SkyWater Technology and Lumotive have started production on what they claim is the world’s first programmable optical metasurface that has been commercialized into a mass-producible chip.
Lumotive’s optical beamforming chip uses SkyWater’s technology as a service (TaaS) model. The chip was developed in less than two years by the companies and has been qualified in SkyWater’s production environment.
The companies added that this will establish it as the first commercially available chip-scale beam steering solution for solid-state lidar.
Called the LM10, the chip is being shipped to vendors for qualified 3D sensors. The companies said the light control metasurface (LCM)-based chip will allow for dynamic scanning and software-definable capabilities for solid-state lidar for precision and adaptable interaction in the physical world in real time.
“The capability to shape and steer light with a single chip is already revolutionizing applications such as 3D sensing, with many more on the horizon,” said Gleb Akselrod, founder and CTO of Lumotive.
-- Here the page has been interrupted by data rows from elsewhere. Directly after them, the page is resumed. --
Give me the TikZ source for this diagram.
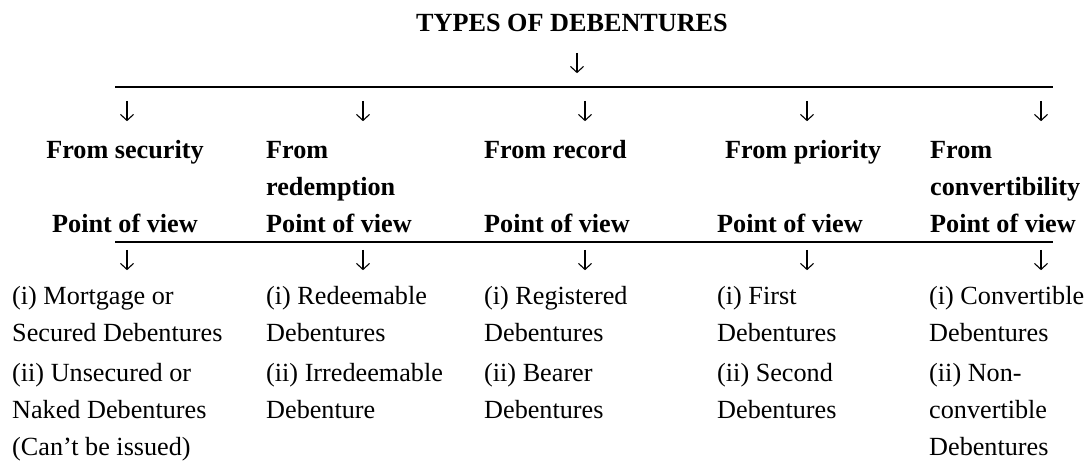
\documentclass[tikz,border=0pt]{standalone}
\usepackage{fontspec}
\setmainfont{Liberation Serif}
\usetikzlibrary{positioning,arrows.meta}

\begin{document}
\begin{tikzpicture}[
    x=1pt, y=-1pt,
    txt/.style={inner sep=0pt, font=\fontsize{26.2}{37}\selectfont},
    head/.style={txt, font=\fontsize{26.2}{37}\selectfont\bfseries, anchor=base west, align=left},
    dn/.style={inner sep=0pt, minimum width=13pt, minimum height=20pt,
        append after command={(\tikzlastnode.north) edge[-{Straight Barb[length=6pt, width=13pt]}, line width=1.1pt] (\tikzlastnode.south)}},
    item/.style={txt, anchor=north west, align=left},
    bar/.style={line width=2.2pt}
]
\useasboundingbox (0,0) rectangle (1091,460);
\node[head, anchor=base] (title) at (572,32) {TYPES OF DEBENTURES};
\node[dn] (down) at (577,63) {};
\coordinate (top-l) at (115,87);
\coordinate (top-r) at (1053,87);
\draw[bar] (top-l) -- (top-r);
% arrows to the five groups
\node[dn] (a-sec) at (127,111) {};
\node[dn] (a-red) at (363,111) {};
\node[dn] (a-rec) at (585,111) {};
\node[dn] (a-pri) at (807,111) {};
\node[dn] (a-con) at (1041,111) {};
% group headings
\node[head, anchor=base] (h-sec) at (125,158) {From security};
\node[head, anchor=base] (p-sec) at (125,232) {Point of view};
\node[head, anchor=north west] (h-red) at (266,132.1) {\strut From\\redemption};
\node[head] (p-red) at (266,232) {Point of view};
\node[head] (h-rec) at (484,158) {From record};
\node[head] (p-rec) at (484,232) {Point of view};
\node[head] (h-pri) at (725,158) {From priority};
\node[head] (p-pri) at (717,232) {Point of view};
\node[head, anchor=north west] (h-con) at (930,132.1) {\strut From\\convertibility};
\node[head] (p-con) at (930,232) {Point of view};
\coordinate (mid-l) at (115,242);
\coordinate (mid-r) at (1053,242);
\draw[bar] (mid-l) -- (mid-r);
\node[dn] (b-sec) at (127,260) {};
\node[dn] (b-red) at (363,260) {};
\node[dn] (b-rec) at (585,260) {};
\node[dn] (b-pri) at (807,260) {};
\node[dn] (b-con) at (1041,260) {};
% kinds of debentures
\node[item] (sec-1) at (12,278.1) {\strut(i) Mortgage or\\Secured Debentures\strut};
\node[item, below=3pt of sec-1.south west, anchor=north west] (sec-2) {\strut(ii) Unsecured or\\Naked Debentures\\(Can’t be issued)\strut};
\node[item] (red-1) at (266,278.1) {\strut(i) Redeemable\\Debentures\strut};
\node[item, below=3pt of red-1.south west, anchor=north west] (red-2) {\strut(ii) Irredeemable\\Debenture\strut};
\node[item] (rec-1) at (484,278.1) {\strut(i) Registered\\Debentures\strut};
\node[item, below=3pt of rec-1.south west, anchor=north west] (rec-2) {\strut(ii) Bearer\\Debentures\strut};
\node[item] (pri-1) at (717,278.1) {\strut(i) First\\Debentures\strut};
\node[item, below=3pt of pri-1.south west, anchor=north west] (pri-2) {\strut(ii) Second\\Debentures\strut};
\node[item] (con-1) at (929,278.1) {\strut(i) Convertible\\Debentures\strut};
\node[item, below=3pt of con-1.south west, anchor=north west] (con-2) {\strut(ii) Non-\\convertible\\Debentures\strut};
\end{tikzpicture}
\end{document}
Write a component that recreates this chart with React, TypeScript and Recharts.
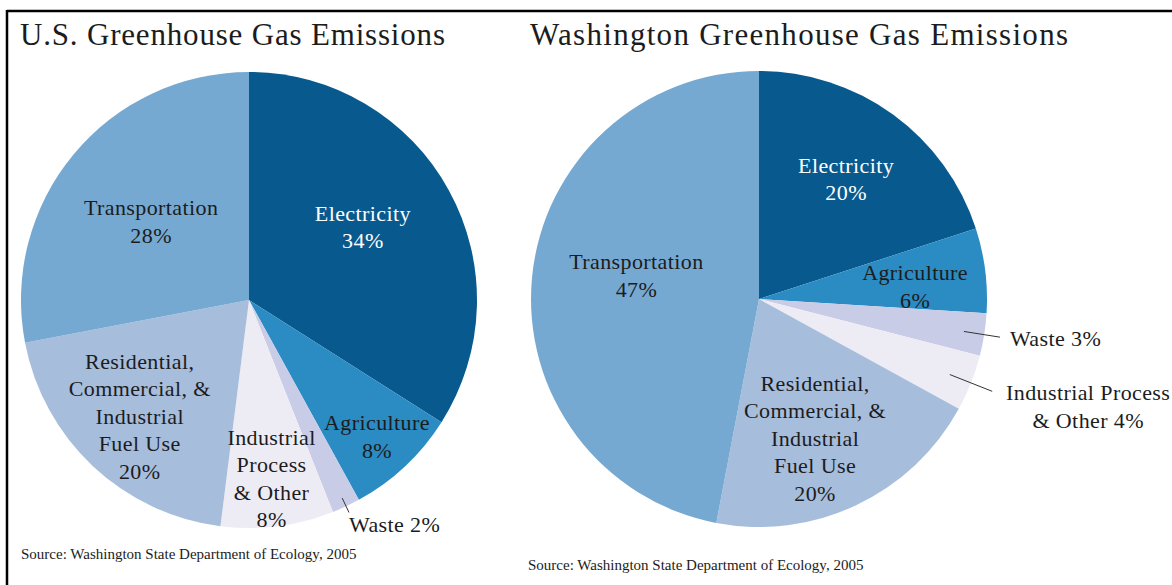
import { PieChart, Pie, Cell } from "recharts";

const sectors = ["Electricity", "Agriculture", "Waste", "Industrial Process & Other", "Residential, Commercial, & Industrial Fuel Use", "Transportation"];
const usShares = [34, 8, 2, 8, 20, 28];
const waShares = [20, 6, 3, 4, 20, 47];
const sliceColors = ["#085a8e", "#2b8bc3", "#c9cce6", "#edecf5", "#a7bddc", "#76a9d2"];

// how each label is broken into lines (value is appended by the renderer)
const usLabelLines = [
  ["Electricity"],
  ["Agriculture"],
  ["Waste"],
  ["Industrial", "Process", "& Other"],
  ["Residential,", "Commercial, &", "Industrial", "Fuel Use"],
  ["Transportation"],
];
const waLabelLines = [
  ["Electricity"],
  ["Agriculture"],
  ["Waste"],
  ["Industrial Process", "& Other"],
  ["Residential,", "Commercial, &", "Industrial", "Fuel Use"],
  ["Transportation"],
];

const usData = sectors.map((name, i) => ({ name, value: usShares[i] }));
const waData = sectors.map((name, i) => ({ name, value: waShares[i] }));

type Spot = {
  r: number;
  inline?: boolean;
  lead?: [number, number];
  dx?: number;
  dy?: number;
  anchor?: "start" | "middle" | "end";
  color?: string;
};

const usSpots: Spot[] = [
  { r: 0.6, dx: -6, dy: -7, color: "#fff" },
  { r: 0.82 },
  { r: 1.03, inline: true, lead: [0.96, 1.03], dx: 0, dy: 12, anchor: "start" },
  { r: 0.79 },
  { r: 0.7 },
  { r: 0.54, dx: -3 },
];
const waSpots: Spot[] = [
  { r: 0.65, color: "#fff" },
  { r: 0.69, dy: 7 },
  { r: 1.07, inline: true, lead: [0.91, 1.07], dx: 10, dy: 1, anchor: "start" },
  { r: 1.1, inline: true, lead: [0.9, 1.1], dx: 96, dy: 15, anchor: "middle" },
  { r: 0.66, dx: -8, dy: 3 },
  { r: 0.54, dy: -12 },
];

const FONT = "'Liberation Serif', 'DejaVu Serif', serif";
const INK = "#1c1c1c";
const LH = 27.5;
const RAD = Math.PI / 180;

function makeLabel(lines: string[][], spots: Spot[]) {
  return (props: any) => {
    const { cx, cy, midAngle, outerRadius, index, value } = props;
    const spot = spots[index];
    const at = (k: number) => [
      cx + outerRadius * k * Math.cos(-midAngle * RAD),
      cy + outerRadius * k * Math.sin(-midAngle * RAD),
    ];
    const base = lines[index];
    const text = spot.inline
      ? [...base.slice(0, -1), `${base[base.length - 1]} ${value}%`]
      : [...base, `${value}%`];
    const [px, py] = at(spot.r);
    const x = px + (spot.dx ?? 0);
    const y = py + (spot.dy ?? 0);
    const n = text.length;
    let lead = null;
    if (spot.lead) {
      const [x1, y1] = at(spot.lead[0]);
      const [x2, y2] = at(spot.lead[1]);
      lead = <line x1={x1} y1={y1} x2={x2} y2={y2} stroke="#333" strokeWidth={1} />;
    }
    return (
      <g>
        {lead}
        {text.map((t, i) => (
          <text
            key={i}
            x={x}
            y={y + (i - (n - 1) / 2) * LH}
            textAnchor={spot.anchor ?? "middle"}
            dominantBaseline="central"
            fill={spot.color ?? INK}
            fontSize={22}
            letterSpacing={0.4}
            fontFamily={FONT}
          >
            {t}
          </text>
        ))}
      </g>
    );
  };
}

export default function App() {
  return (
    <div style={{ position: "absolute", left: 0, top: 0, width: 1172, height: 585, background: "#fff" }}>
      <PieChart width={1172} height={585} margin={{ top: 0, right: 0, bottom: 0, left: 0 }}>
        <line x1={7} y1={11} x2={1172} y2={11} stroke="#000" strokeWidth={2.5} />
        <line x1={7} y1={10} x2={7} y2={585} stroke="#000" strokeWidth={2.5} />
        <text x={20} y={45} fontSize={31} fontFamily={FONT} fill={INK} textLength={425} lengthAdjust="spacing">
          U.S. Greenhouse Gas Emissions
        </text>
        <text x={530} y={45} fontSize={31} fontFamily={FONT} fill={INK} textLength={538} lengthAdjust="spacing">
          Washington Greenhouse Gas Emissions
        </text>
        <Pie
          data={usData}
          dataKey="value"
          nameKey="name"
          cx={249}
          cy={300}
          outerRadius={228}
          startAngle={90}
          endAngle={-270}
          stroke="none"
          label={makeLabel(usLabelLines, usSpots)}
          labelLine={false}
          isAnimationActive={false}
        >
          {usData.map((d, i) => (
            <Cell key={d.name} fill={sliceColors[i]} />
          ))}
        </Pie>
        <Pie
          data={waData}
          dataKey="value"
          nameKey="name"
          cx={759}
          cy={299}
          outerRadius={228}
          startAngle={90}
          endAngle={-270}
          stroke="none"
          label={makeLabel(waLabelLines, waSpots)}
          labelLine={false}
          isAnimationActive={false}
        >
          {waData.map((d, i) => (
            <Cell key={d.name} fill={sliceColors[i]} />
          ))}
        </Pie>
        <text x={21} y={559} fontSize={15} fontFamily={FONT} fill={INK}>
          Source: Washington State Department of Ecology, 2005
        </text>
        <text x={528} y={570} fontSize={15} fontFamily={FONT} fill={INK}>
          Source: Washington State Department of Ecology, 2005
        </text>
      </PieChart>
    </div>
  );
}
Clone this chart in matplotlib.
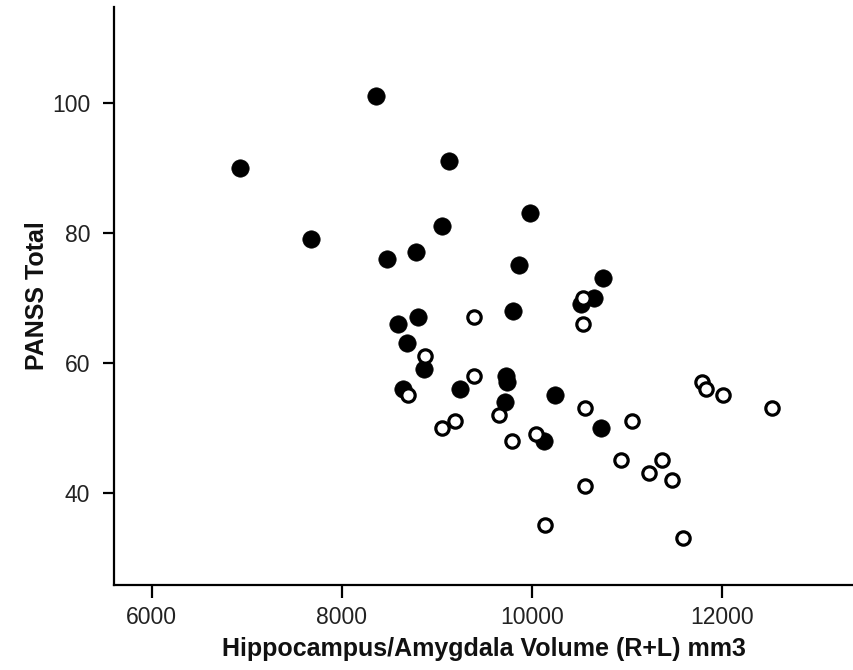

What is optical beamforming?
Optical beamforming is used in a range of applications including laser communications and lidar for imaging and remote sensing.
Beams of light can be shaped, split and steered electronically with digital precision and repeatability. This is a change from traditional mechanical methods and allows for advantages such as:
- Compactness
- Durability
- Speed
- Precision
- Power consumption
- Reliability
- Flexibility
- Scalability
The technology could be used in the next generation of industrial sensors, robotics, autonomous vehicles and other 3D sensing applications.